Ce sujet est sur la table depuis dix ans, monsieur le secrétaire d’État ! L’Assemblée nationale avait en effet adopté en 2001, lors du vote de la loi de finances pour 2002, une taxe sur les transactions financières.
Je ne reprendrai pas les arguments qui ont été échangés dans ce débat nourri, et je crois que le fond et la forme se rejoignent.
Le Président de la République, avant même qu’il ne prononce le discours auquel a fait référence mon collègue et ami François Marc, avait évoqué une taxe « techniquement possible », « financièrement indispensable » et « moralement incontournable ».
Je crois que nous avons démontré, au travers de nos différents amendements, qu’il était techniquement possible de mettre en place une taxe sur les transactions financières. J’émettrai cependant un bémol sur les derniers mots : « moralement incontournable ». Je sais mal ce qu’est la morale en politique ; je sais en revanche que cette taxe est un choix politique majeur.

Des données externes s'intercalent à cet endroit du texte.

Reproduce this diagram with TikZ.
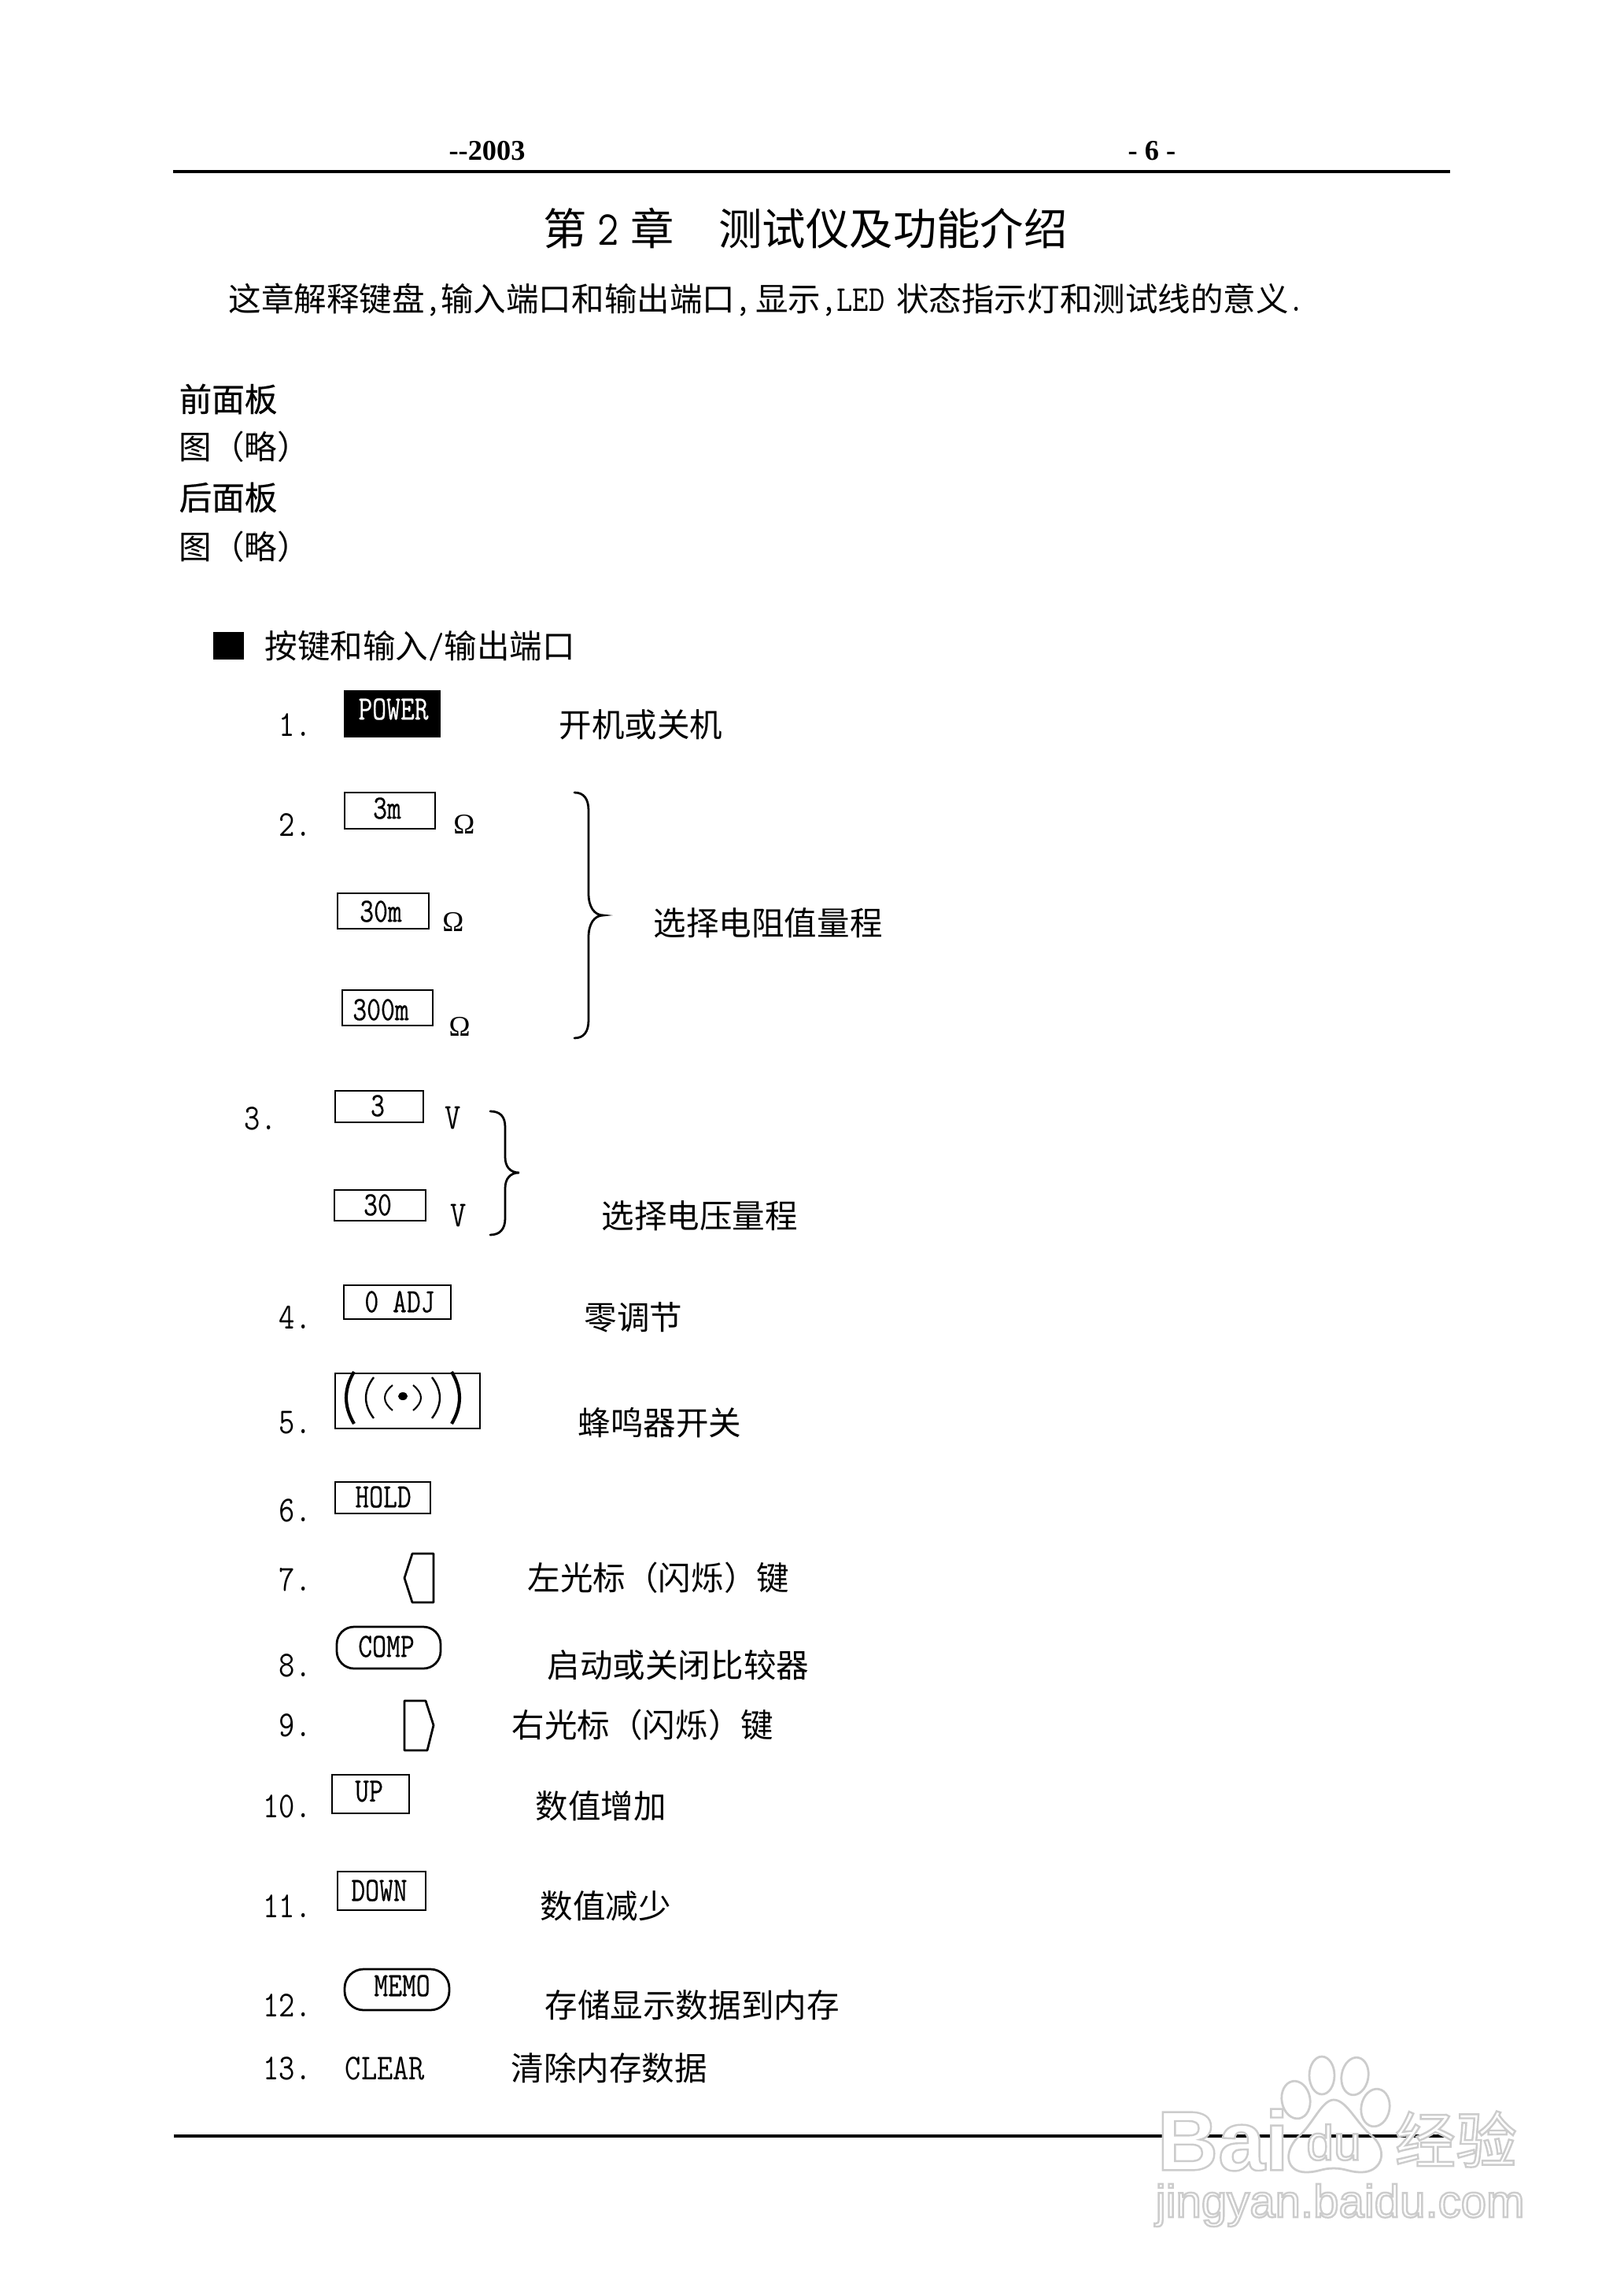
\documentclass[tikz,border=0pt]{standalone}
\usepackage{fontspec}
\setmainfont{Liberation Serif}
\newfontfamily\cjk{Noto Sans CJK SC}
\newfontfamily\cjkbold[FakeBold=0.5]{Noto Sans CJK SC}
\newfontfamily\wmfont{Liberation Sans}
\newfontfamily\numfont[FakeStretch=0.85]{Latin Modern Mono}
\newfontfamily\keyfont[FakeStretch=0.8,FakeBold=0.35]{Latin Modern Mono}
\newcommand{\lat}[1]{{\numfont\fontsize{13.4}{14}\selectfont #1}}
\newcommand{\wmtext}[1]{\special{pdf:code q 2 Tr 0.7 w 0.8 G 1 g}#1\special{pdf:code Q}}
\tikzset{
  body/.style={anchor=west,inner sep=0pt,font=\cjk\fontsize{12}{14}\selectfont},
  headtext/.style={anchor=west,inner sep=0pt,font=\cjkbold\fontsize{12}{14}\selectfont},
  itemnum/.style={anchor=east,inner sep=0pt,font=\numfont\fontsize{13.4}{14}\selectfont},
  keytext/.style={inner sep=0pt,font=\keyfont\fontsize{12.5}{14}\selectfont},
  unit/.style={inner sep=0pt,font=\rmfamily\fontsize{10.5}{12}\selectfont},
  keyline/.style={draw=black,line width=0.8pt},
  brace/.style={draw=black,line width=0.8pt,line cap=round},
  markline/.style={draw=black!20,line width=0.8pt},
  markmark/.style={inner sep=0pt},
}
\begin{document}
\begin{tikzpicture}[x=0.2888pt,y=-0.2888pt]
  \useasboundingbox (0,0) rectangle (2064,2916);
  \fill[white] (0,0) rectangle (2064,2916);
  % page head
  \node[inner sep=0pt,font=\bfseries\fontsize{10.5}{12}\selectfont] (headyear) at (619,192) {-{}-2003};
  \node[inner sep=0pt,font=\bfseries\fontsize{10.5}{12}\selectfont] (headpage) at (1464,192) {- 6 -};
  \coordinate (topl) at (220,218);
  \coordinate (topr) at (1843,218);
  \draw[line width=1pt] (topl) -- (topr);
  \node[inner sep=0pt,anchor=west,font=\cjk\fontsize{16}{18}\selectfont] (title) at (690,290) {第\hspace{0.25em}{\numfont\fontsize{18}{18}\selectfont 2}\hspace{0.25em}章\hspace{1.03em}测试仪及功能介绍};
  \node[body] (intro) at (290,381) {这章解释键盘\lat{,}输入端口和输出端口\lat{,}\hspace{1.6pt}显示\lat{,}\lat{LED}\hspace{1.6pt} 状态指示灯和测试线的意义\lat{.}};
  \node[headtext] (front) at (227,507) {前面板};
  \node[body] (frontfig) at (227,568) {图（略）};
  \node[headtext] (rear) at (227,632) {后面板};
  \node[body] (rearfig) at (227,695) {图（略）};
  \fill (271,803) rectangle (310,838);
  \node[body] (keyshead) at (336,821) {按键和输入\lat{/}输出端口};
  % 1
  \node[itemnum] (n1) at (396,921) {1.};
  \fill (437,877) rectangle (560,937);
  \node[keytext,text=white] (power) at (500,901) {POWER};
  \node[body] (t1) at (710,921) {开机或关机};
  % 2
  \node[itemnum] (n2) at (396,1048) {2.};
  \draw[keyline] (438,1007) rectangle (553,1053);
  \node[keytext] (k3m) at (492,1027) {3m};
  \node[unit] (u3m) at (590,1047) {Ω};
  \draw[keyline] (429,1135) rectangle (545,1180);
  \node[keytext] (k30m) at (484,1158) {30m};
  \node[unit] (u30m) at (576,1171) {Ω};
  \draw[keyline] (435,1258) rectangle (550,1303);
  \node[keytext] (k300m) at (484,1283) {300m};
  \node[unit] (u300m) at (584,1304) {Ω};
  \draw[brace] (730,1007) .. controls (742,1007) and (748,1015) .. (748,1030) -- (748,1135)
    .. controls (748,1152) and (755,1163) .. (767,1163) .. controls (755,1163) and (748,1174) .. (748,1191)
    -- (748,1296) .. controls (748,1311) and (742,1319) .. (730,1319);
  \node[body] (t2) at (830,1173) {选择电阻值量程};
  % 3
  \node[itemnum] (n3) at (352,1421) {3.};
  \draw[keyline] (426,1386) rectangle (538,1426);
  \node[keytext] (k3) at (480,1405) {3};
  \node[inner sep=0pt,font=\numfont\fontsize{13.4}{14}\selectfont] (uv3) at (576,1421) {V};
  \draw[keyline] (425,1512) rectangle (541,1551);
  \node[keytext] (k30) at (480,1531) {30};
  \node[inner sep=0pt,font=\numfont\fontsize{13.4}{14}\selectfont] (uv30) at (583,1545) {V};
  \draw[brace] (623,1412) .. controls (635,1412) and (642,1418) .. (642,1432) -- (642,1470)
    .. controls (642,1482) and (648,1490) .. (660,1490) .. controls (648,1490) and (642,1498) .. (642,1510)
    -- (642,1548) .. controls (642,1562) and (635,1569) .. (623,1569);
  \node[body] (t3) at (764,1545) {选择电压量程};
  % 4
  \node[itemnum] (n4) at (396,1674) {4.};
  \draw[keyline] (437,1633) rectangle (573,1676);
  \node[keytext] (k0adj) at (508,1654) {0 ADJ};
  \node[body] (t4) at (742,1674) {零调节};
  % 5
  \node[itemnum] (n5) at (396,1808) {5.};
  \draw[keyline] (426,1745) rectangle (610,1815);
  \foreach \h/\v/\w in {23/16/0.6, 47/26/0.7, 72/33/1.2} {
    \draw[line width=\w pt] ({512-\h+10},{1776-\v}) .. controls ({512-\h-3.3},{1776-\v/3}) and ({512-\h-3.3},{1776+\v/3}) .. ({512-\h+10},{1776+\v});
    \draw[line width=\w pt] ({512+\h-10},{1776-\v}) .. controls ({512+\h+3.3},{1776-\v/3}) and ({512+\h+3.3},{1776+\v/3}) .. ({512+\h-10},{1776+\v});
  }
  \fill (512,1774) ellipse [x radius=6,y radius=5];
  \node[body] (t5) at (734,1808) {蜂鸣器开关};
  % 6
  \node[itemnum] (n6) at (396,1919) {6.};
  \draw[keyline] (426,1883) rectangle (547,1923);
  \node[keytext] (khold) at (487,1902) {HOLD};
  % 7
  \node[itemnum] (n7) at (396,2007) {7.};
  \draw[keyline,line join=round] (524,1974) -- (551,1974) -- (551,2036) -- (524,2036) -- (514,2005) -- cycle;
  \node[body] (t7) at (670,2005) {左光标（闪烁）键};
  % 8
  \node[itemnum] (n8) at (396,2116) {8.};
  \draw[keyline,rounded corners=22*0.2888pt] (428,2067) rectangle (560,2120);
  \node[keytext] (kcomp) at (491,2092) {COMP};
  \node[body] (t8) at (695,2116) {启动或关闭比较器};
  % 9
  \node[itemnum] (n9) at (396,2192) {9.};
  \draw[keyline,line join=round] (514,2161) -- (541,2161) -- (551,2192) -- (543,2224) -- (514,2224) -- cycle;
  \node[body] (t9) at (650,2192) {右光标（闪烁）键};
  % 10
  \node[itemnum] (n10) at (396,2295) {10.};
  \draw[keyline] (422,2255) rectangle (520,2304);
  \node[keytext] (kup) at (469,2276) {UP};
  \node[body] (t10) at (680,2295) {数值增加};
  % 11
  \node[itemnum] (n11) at (396,2422) {11.};
  \draw[keyline] (429,2378) rectangle (541,2427);
  \node[keytext] (kdown) at (482,2402) {DOWN};
  \node[body] (t11) at (686,2422) {数值减少};
  % 12
  \node[itemnum] (n12) at (396,2548) {12.};
  \draw[keyline,rounded corners=24*0.2888pt] (438,2502) rectangle (571,2554);
  \node[keytext] (kmemo) at (511,2523) {MEMO};
  \node[body] (t12) at (692,2548) {存储显示数据到内存};
  % 13
  \node[itemnum] (n13) at (396,2628) {13.};
  \node[itemnum,anchor=west] (kclear) at (438,2628) {CLEAR};
  \node[body] (t13) at (649,2628) {清除内存数据};
  % page foot
  \coordinate (footl) at (221,2714);
  \coordinate (footr) at (1843,2714);
  \draw[line width=1pt] (footl) -- (footr);
  % watermark
  \foreach \x/\y/\a/\b/\r in {1680/2637/16/24/0, 1722/2638/17/24/-10, 1647/2668/18/24/10, 1748/2678/18/24/-10} {
    \draw[markline] (\x,\y) ellipse [x radius=\a,y radius=\b,rotate=\r];
  }
  \draw[markline] (1695,2668) .. controls (1712,2668) and (1725,2700) .. (1745,2715)
    .. controls (1765,2735) and (1755,2760) .. (1730,2760) .. controls (1715,2760) and (1710,2755) .. (1695,2755)
    .. controls (1680,2755) and (1675,2760) .. (1660,2760) .. controls (1635,2760) and (1630,2735) .. (1650,2715)
    .. controls (1668,2700) and (1680,2668) .. (1695,2668);
  \node[markmark,anchor=west,font=\wmfont\bfseries\fontsize{31}{33}\selectfont] (wmbai) at (1470,2719) {\wmtext{Bai}};
  \node[markmark,font=\wmfont\fontsize{18}{20}\selectfont] (wmdu) at (1695,2722) {\wmtext{du}};
  \node[markmark,anchor=west,font=\cjk\fontsize{22.4}{24}\selectfont] (wmjy) at (1772,2718) {\wmtext{经验}};
  \node[markmark,anchor=west,font=\wmfont\fontsize{16.8}{18}\selectfont] (wmurl) at (1468,2802) {\wmtext{jingyan.baidu.com}};
\end{tikzpicture}
\end{document}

M. le secrétaire d’État nous a invités à utiliser l’article 88-4 de la Constitution. Nous l’avons fait à plusieurs reprises, la dernière fois à la fin du mois de juin dernier : une résolution portant sur les observations de la Commission européenne sur le programme de stabilité de la France, fondée sur cet article, avait été adoptée par le Sénat, sur l’initiative du président et du rapporteur général de la commission des finances de l’époque, MM. Arthuis et M. Marini.
Si nous n’avons pas utilisé l’article 88-4, ce n’est pas uniquement parce que nous avions l’opportunité de discuter de cette mesure lors de l’examen de la loi de finances, mais parce que le 14 juin 2011 – peut-être nos collègues n’y ont-ils pas été attentifs – l’Assemblée nationale a adopté une proposition de résolution. Depuis cette date, les travaux de la Commission européenne ont avancé ; le délai que nous avons prévu lui permettra, me semble-t-il, de mener la négociation à son terme.
J’ajouterai, monsieur Cambon, que le taux retenu dans la proposition de résolution votée par l’Assemblée nationale est le même que celui qui est proposé dans l’amendement de synthèse de la commission des finances.